Whether §41.49 was unconstitutional on its face, because it did not expressly provide for pre-compliance judicial review before police officers could inspect a motel’s registry.


Yes. The subject of the inspection must be given an opportunity to obtain pre-compliance review regarding the lawfulness of the search.


First, the United States Supreme Court held that Patel was entitled to challenge the constitutionality of §41.49 on its face, or without first having alleged that his hotel was subjected to an unconstitutional search under §41.49.

The court further held that the provision of §41.49 that required hotel operators to make their registries available to the police upon demand was unconstitutional because it penalized the hotel operators for declining to turn over their records without affording them any opportunity for a pre-compliance review.

The court reiterated the well-settled rule that warrantless searches of homes or commercial premises are per se unreasonable, unless they fall within one of the few established exceptions to the Fourth Amendment’s warrant requirement.

One of these exceptions provides for warrantless administrative searches.
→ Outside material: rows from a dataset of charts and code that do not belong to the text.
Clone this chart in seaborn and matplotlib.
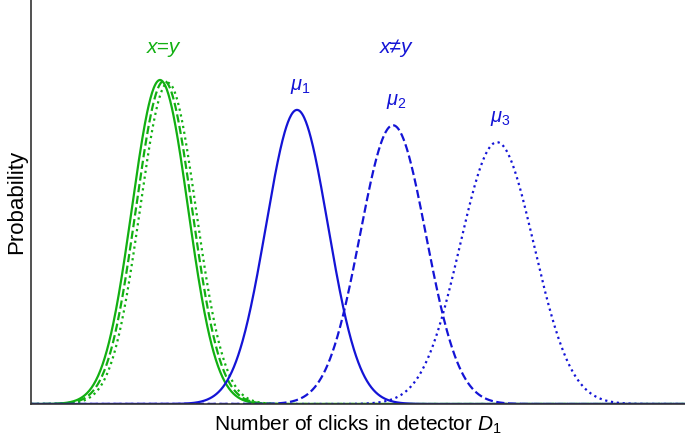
#!/usr/bin/env python3
"""Click-count distributions for x=y and x!=y cases."""

import matplotlib as mpl
import matplotlib.pyplot as plt
import numpy as np
import pandas as pd
import seaborn as sns

# peak positions (clicks), widths and peak heights
GREEN_MEANS = [12.9, 13.3, 13.7]
GREEN_SIGMAS = [2.8, 2.8, 2.8]
GREEN_PEAKS = [0.802, 0.800, 0.795]
BLUE_MEANS = [26.6, 36.2, 46.6]
BLUE_SIGMAS = [3.1, 3.3, 3.7]
BLUE_PEAKS = [0.728, 0.690, 0.648]
STYLES = ["-", "--", ":"]
MU_LABELS = [r"$\mu_1$", r"$\mu_2$", r"$\mu_3$"]

GREEN = "#12B012"
BLUE = "#1414D6"


def curve(mean, sigma, peak, x):
    return peak * np.exp(-0.5 * ((x - mean) / sigma) ** 2)


def main() -> None:
    sns.set_theme(style="white")
    mpl.rcParams.update({
        "font.family": ["Liberation Sans", "DejaVu Sans"],
        "mathtext.fontset": "custom",
        "mathtext.rm": "Liberation Sans",
        "mathtext.it": "Liberation Sans:italic",
        "axes.spines.top": False,
        "axes.spines.right": False,
        "text.color": "black",
        "axes.labelcolor": "black",
    })

    x = np.linspace(0, 65.4, 1200)
    fig = plt.figure(figsize=(6.85, 4.38), dpi=100)
    ax = fig.add_axes([31 / 685, 34 / 438, 1 - 31 / 685, 1 - 34 / 438])

    for m, s, p, ls in zip(GREEN_MEANS, GREEN_SIGMAS, GREEN_PEAKS, STYLES):
        df = pd.DataFrame({"x": x, "y": curve(m, s, p, x)})
        sns.lineplot(data=df, x="x", y="y", ax=ax, color=GREEN, lw=1.6, linestyle=ls)
    for m, s, p, ls, lab in zip(BLUE_MEANS, BLUE_SIGMAS, BLUE_PEAKS, STYLES, MU_LABELS):
        df = pd.DataFrame({"x": x, "y": curve(m, s, p, x)})
        sns.lineplot(data=df, x="x", y="y", ax=ax, color=BLUE, lw=1.6, linestyle=ls)
        ax.text(m + 0.3, p + 0.035, lab, color=BLUE, fontsize=14.5, ha="center", va="bottom")

    ax.text(GREEN_MEANS[1] - 0.1, 0.86, "x=y", color=GREEN, fontsize=15,
            style="italic", ha="center", va="bottom")
    ax.text(36.5, 0.86, "x≠y", color=BLUE, fontsize=15,
            style="italic", ha="center", va="bottom")

    ax.set_xlim(0, 65.4)
    ax.set_ylim(0, 1.0)
    ax.set_xticks([])
    ax.set_yticks([])
    ax.set_xlabel(r"Number of clicks in detector $D_1$", fontsize=15, labelpad=7)
    ax.set_ylabel("Probability", fontsize=16, labelpad=3)
    for side in ("left", "bottom"):
        ax.spines[side].set_color("#333333")
        ax.spines[side].set_linewidth(1.2)

    fig.savefig("out.png", dpi=100, facecolor="white")
    plt.close(fig)


if __name__ == "__main__":
    main()
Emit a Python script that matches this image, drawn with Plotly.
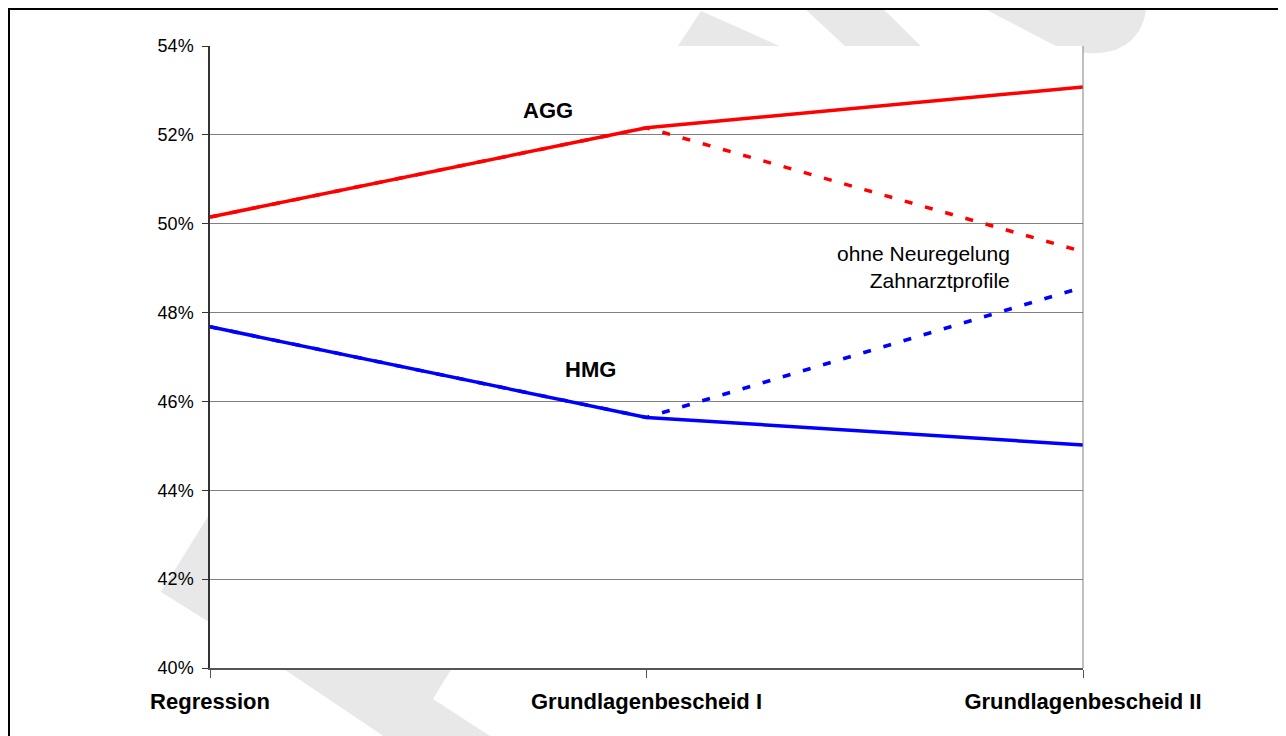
import plotly.graph_objects as go

# data
stages = ["Regression", "Grundlagenbescheid I", "Grundlagenbescheid II"]
agg = [0.5015, 0.5216, 0.5308]
agg_ohne = [0.5015, 0.5216, 0.4937]
hmg = [0.4768, 0.4564, 0.4502]
hmg_ohne = [0.4768, 0.4564, 0.4857]
y_ticks = [0.40, 0.42, 0.44, 0.46, 0.48, 0.50, 0.52, 0.54]

W, H = 1286, 736
OFF = 8  # page body margin
# plot area in screen pixels
L, R, T, B = 210, 1083, 46, 668
FONT = "Arial, Liberation Sans, sans-serif"


def pp(x, y):
    # screen pixel -> paper coords
    return (x - L) / (R - L), (B - y) / (B - T)


def poly(points):
    pts = [pp(x, y) for x, y in points]
    return "M " + " L ".join(f"{a:.4f},{b:.4f}" for a, b in pts) + " Z"


fig = go.Figure()

# dashed ("ohne Neuregelung") first so the solid lines sit on top
fig.add_trace(go.Scatter(x=stages, y=agg_ohne, mode="lines",
                         line=dict(color="#ff0000", width=3.5, dash="8px,13px")))
fig.add_trace(go.Scatter(x=stages, y=hmg_ohne, mode="lines",
                         line=dict(color="#0000ff", width=3.5, dash="8px,13px")))
fig.add_trace(go.Scatter(x=stages, y=agg, mode="lines",
                         line=dict(color="#ff0000", width=3.5)))
fig.add_trace(go.Scatter(x=stages, y=hmg, mode="lines",
                         line=dict(color="#0000ff", width=3.5)))

# watermark pieces (light grey, hidden behind the white plot area)
wm = "#e8e8e8"
shapes = []
for pts in [
    [(161, 592), (240, 465), (260, 654)],
    [(260, 653), (470, 638), (452, 668), (433, 699), (530, 762), (422, 762)],
    [(701, 11), (800, 55), (662, 70)],
    [(790, -5), (869, -5), (935, 60), (860, 60)],
]:
    shapes.append(dict(type="path", path=poly(pts), xref="paper", yref="paper",
                       fillcolor=wm, line=dict(width=0), layer="below"))

p = [pp(x, y) for x, y in [(958, -5), (1050, 43), (1075, 55), (1100, 55), (1115, 50),
                           (1140, 40), (1147, 20), (1147, -5)]]
path = (f"M {p[0][0]:.4f},{p[0][1]:.4f} L {p[1][0]:.4f},{p[1][1]:.4f} "
        f"C {p[2][0]:.4f},{p[2][1]:.4f} {p[3][0]:.4f},{p[3][1]:.4f} {p[4][0]:.4f},{p[4][1]:.4f} "
        f"C {p[5][0]:.4f},{p[5][1]:.4f} {p[6][0]:.4f},{p[6][1]:.4f} {p[7][0]:.4f},{p[7][1]:.4f} Z")
shapes.append(dict(type="path", path=path, xref="paper", yref="paper",
                   fillcolor=wm, line=dict(width=0), layer="below"))

# white plot area covering the watermark
shapes.append(dict(type="rect", xref="paper", yref="paper", x0=0, x1=1, y0=0, y1=1,
                   fillcolor="white", line=dict(width=0), layer="below"))
# grey right border of plot area
shapes.append(dict(type="line", xref="paper", yref="paper", x0=1, x1=1, y0=0, y1=1,
                   line=dict(color="#808080", width=1)))
# outer black frame
fx0, fy0 = pp(9, 9)
fx1, fy1 = pp(1285, 760)
shapes.append(dict(type="rect", xref="paper", yref="paper", x0=fx0, x1=fx1, y0=fy1, y1=fy0,
                   line=dict(color="black", width=2), fillcolor="rgba(0,0,0,0)", layer="below"))

annotations = [
    dict(x=0.774, y=0.5254, text="<b>AGG</b>", showarrow=False,
         font=dict(size=22, color="black")),
    dict(x=0.872, y=0.4671, text="<b>HMG</b>", showarrow=False,
         font=dict(size=22, color="black")),
    dict(x=1.837, y=0.4903, text="ohne Neuregelung<br>Zahnarztprofile", showarrow=False,
         xanchor="right", align="right", font=dict(size=21, color="black")),
]

fig.update_layout(
    width=W, height=H,
    margin=dict(l=L - OFF, r=W - R + OFF, t=T - OFF, b=H - B + OFF),
    paper_bgcolor="white", plot_bgcolor="white",
    showlegend=False,
    font=dict(family=FONT, color="black"),
    shapes=shapes,
    annotations=annotations,
)
fig.update_xaxes(
    type="category", range=[0, 2],
    showgrid=False, zeroline=False,
    showline=True, linecolor="#555555", linewidth=2,
    ticks="outside", ticklen=8, tickcolor="#555555",
    tickfont=dict(size=22, family=FONT), ticklabelstandoff=5,
    tickvals=stages, ticktext=[f"<b>{s}</b>" for s in stages],
)
fig.update_yaxes(
    range=[0.40, 0.54], tickvals=y_ticks, tickformat=".0%",
    showgrid=True, gridcolor="#808080", gridwidth=1,
    zeroline=False,
    showline=True, linecolor="#333333", linewidth=1.5,
    ticks="outside", ticklen=6, tickcolor="#333333",
    tickfont=dict(size=18, family=FONT), ticklabelstandoff=5,
)

fig.write_html("out.html")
The primary purpose of an administrative search is to ensure compliance with some type of governmental record keeping, health or safety requirement, and not for the discovery of criminal evidence. Under such circumstances, the court recognized the Fourth Amendment’s warrant and probable cause requirements were not practical; therefore, it was reasonable to allow warrantless administrative searches. However, the court held for an administrative search to be constitutional, the subject of the search must be afforded an opportunity to obtain pre-compliance review of the lawfulness of the search before a neutral decision maker.

Without deciding the exact form an opportunity for pre-compliance review must take, the court indicated that an administrative subpoena would be sufficient in most cases. For example, in this case, if a subpoenaed hotel operator believed that an attempted search of his records was unlawful, he could request an administrative law judge quash the subpoena before he suffered any criminal penalties for failure to comply with the subpoena. Conversely, if an officer reasonably suspected a hotel operator might tamper with the requested records while the motion before the judge is pending, the officer would be able to guard the records until the required hearing occurred. Finally, the court stressed that its holding had no bearing on cases where exigent circumstances would allow a warrantless records search or where the record owners consented to the search.